Why we land where we do:
Celebrity Net Worth puts Seacrest at $500 million, and we come in a little below, at $450 million. The reason is the single most important number in his profile that the headlines tend to skip: California tax. Seacrest’s wealth is built overwhelmingly on salary, hosting and radio income earned and taxed in the highest-rate state in the country, and a fortune assembled that way simply keeps less of its gross than one built on owned formats or capital gains. The widely circulated figures around him are also a lesson in our usual discipline. The “$28 million” Wheel of Fortune salary is both unverified and an annual earnings figure, not a net worth, and the same is true of the $60 to $80 million a year he is said to earn at his peak. Those are inputs to the calculation. Run the calculation honestly, with the tax included, and a figure around $450 million is what falls out.
The man who is always on:
The defining fact of Ryan Seacrest’s fortune is not any single deal but the sheer relentlessness of the accumulation.

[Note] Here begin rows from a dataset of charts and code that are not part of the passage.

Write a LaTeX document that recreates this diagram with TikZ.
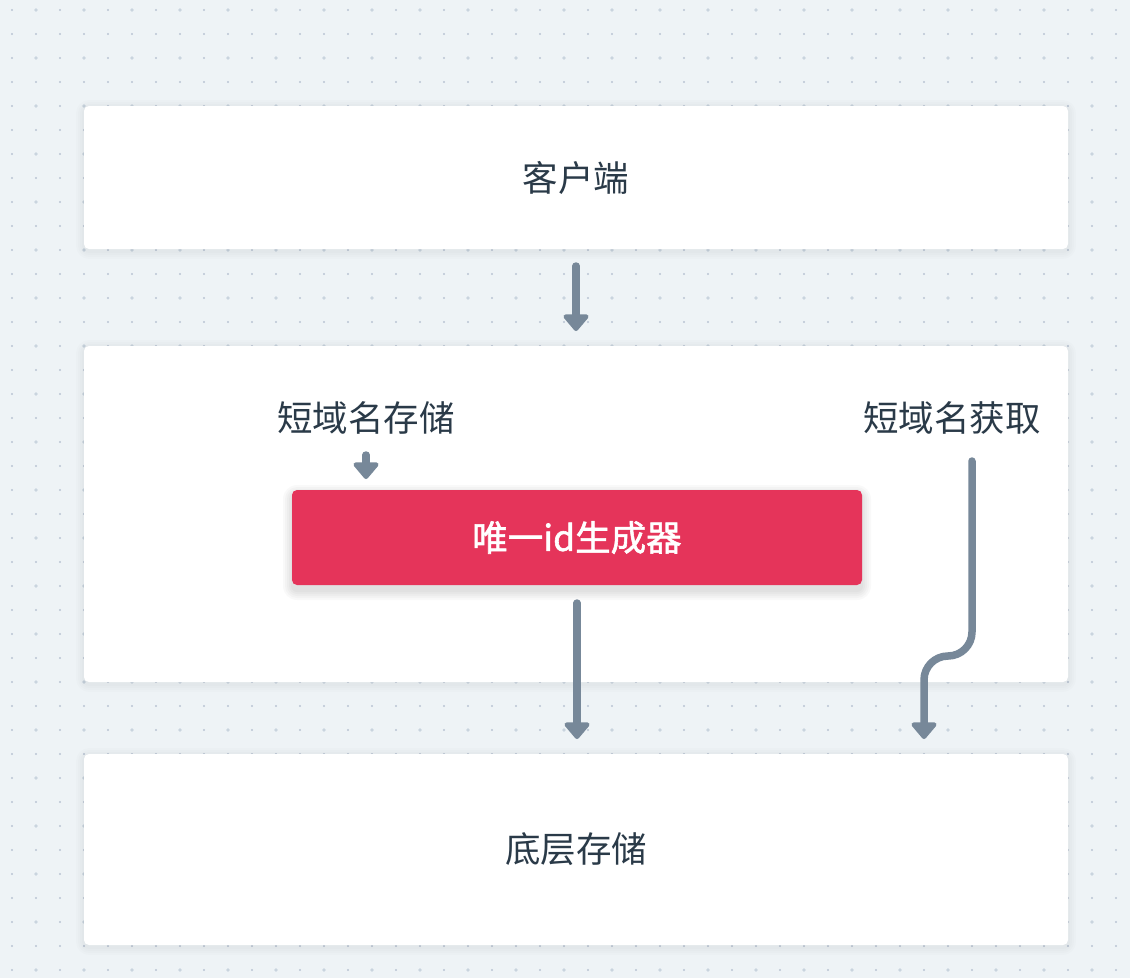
\documentclass[tikz,border=0pt]{standalone}
\usepackage{fontspec}
\setmainfont{Noto Sans CJK SC}
\usetikzlibrary{arrows.meta}
\definecolor{bgc}{HTML}{EEF3F6}
\definecolor{dotc}{HTML}{BAC4D3}
\definecolor{dotb}{HTML}{C9D4DE}
\definecolor{txt}{HTML}{2A3A48}
\definecolor{redc}{HTML}{E5345A}
\definecolor{arr}{HTML}{778899}
\tikzset{
  panel/.style={fill=white, draw=none, rounded corners=5pt, inner sep=0pt,
    text=txt, font=\fontsize{35.5}{42}\selectfont},
  redbox/.style={fill=redc, draw=none, rounded corners=5pt, inner sep=0pt,
    text=white, font=\fontsize{35.5}{42}\selectfont\addfontfeatures{FakeBold=1.6}},
  lbl/.style={text=txt, font=\fontsize{35.5}{42}\selectfont, inner sep=0pt},
  flow/.style={draw=arr, line width=7.5pt, line cap=round, line join=round,
    -{Triangle[width=29pt,length=18pt,round]}},
  softshadow/.style={fill=black, fill opacity=0.01, draw=none}
}
\begin{document}
\begin{tikzpicture}[x=1pt,y=-1pt]
\useasboundingbox (0,0) rectangle (1130,978);
\fill[bgc] (0,0) rectangle (1130,978);
\foreach \i in {0,...,46}{
  \foreach \j in {0,...,40}{
    \pgfmathtruncatemacro{\big}{(mod(\i,2)==1 && mod(\j,2)==0) ? 1 : 0}
    \ifnum\big=1
      \fill[dotb] (12+24*\i,10+24*\j) circle (1.9pt);
    \else
      \fill[dotc] (12+24*\i,10+24*\j) circle (1.2pt);
    \fi
  }
}
% soft shadows for panels
\foreach \d in {2,4,6,8}{
  \fill[softshadow, rounded corners=5pt+\d pt] (84-\d,108-\d) rectangle (1068+\d,251+\d);
  \fill[softshadow, rounded corners=5pt+\d pt] (84-\d,348-\d) rectangle (1068+\d,684+\d);
  \fill[softshadow, rounded corners=5pt+\d pt] (84-\d,756-\d) rectangle (1068+\d,947+\d);
}
\node[panel, minimum width=984pt, minimum height=143pt] (client) at (576,177.5) {客户端};
\node[panel, minimum width=984pt, minimum height=336pt] (svc) at (576,514) {};
\node[panel, minimum width=984pt, minimum height=191pt] (store) at (576,849.5) {底层存储};
% soft shadow for red box
\foreach \d in {1,3,5,7,9}{
  \fill[black, fill opacity=0.025, rounded corners=5pt+\d pt] (292-\d,494-\d) rectangle (862+\d,591+\d);
}
\node[redbox, minimum width=570pt, minimum height=95pt] (gen) at (577,537.5) {唯一id生成器};
\node[lbl] (save) at (366,418) {短域名存储};
\node[lbl] (get) at (952,418) {短域名获取};

\coordinate (a1s) at (576,266);
\coordinate (a1e) at (576,331);
\coordinate (a2s) at (366,455);
\coordinate (a2e) at (366,479);
\coordinate (a3s) at (577,603);
\coordinate (a3e) at (577,739);
\coordinate (a4s) at (972,461);
\coordinate (a4e) at (924,739);

\draw[flow] (a1s) -- (a1e);
\draw[flow] (a2s) -- (a2e);
\draw[flow] (a3s) -- (a3e);
\draw[flow, rounded corners=24pt] (a4s) -- (972,656) -- (924,656) -- (a4e);
\end{tikzpicture}
\end{document}
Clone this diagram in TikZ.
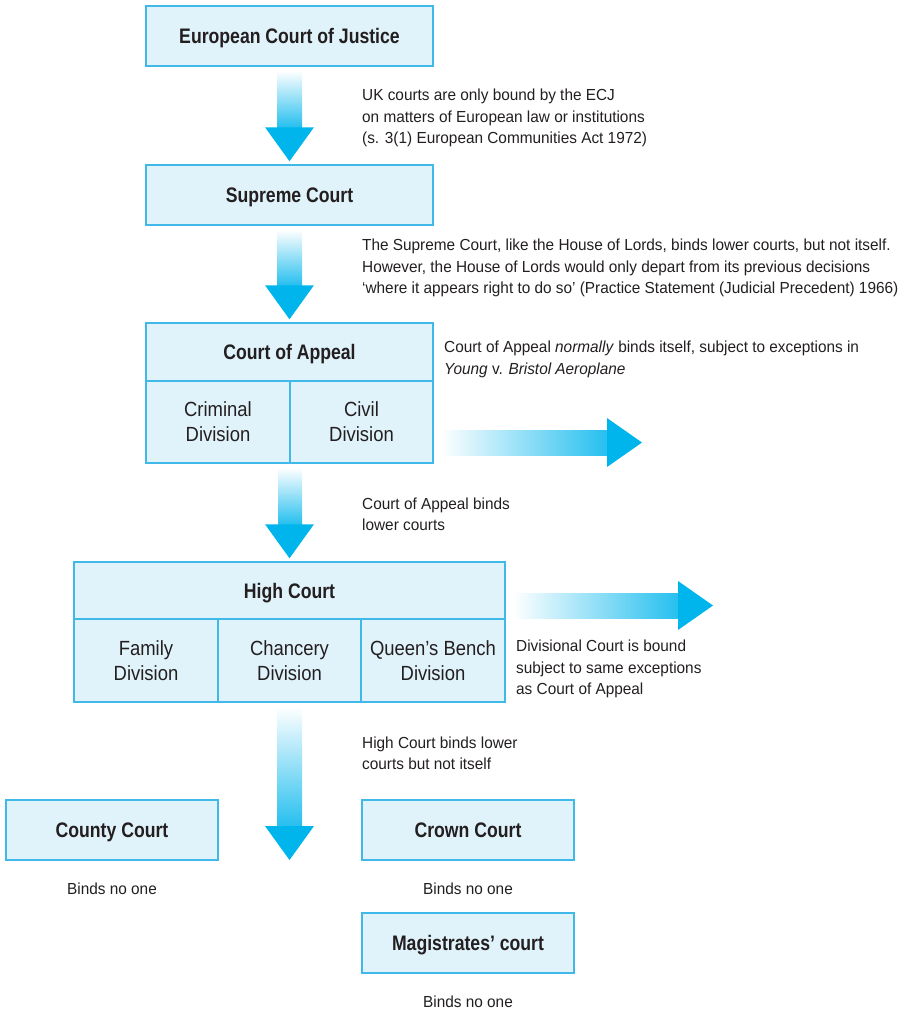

While most television personalities build a career around one franchise, Seacrest has spent twenty-five years hosting several at once, a morning radio show and a weekly countdown and a nightly game show and a singing competition and a New Year’s broadcast, all running in parallel, all paying him, all the time. The famous workaholism is not a personality quirk, it is the entire business model, because each job is small next to a Hollywood megadeal but the sum of a dozen of them, sustained for a quarter of a century, is enormous. He turned being everywhere into being wealthy. The only thing that has kept him from being wealthier still is geography, because nearly every dollar of it was earned in the one place that taxes success the hardest.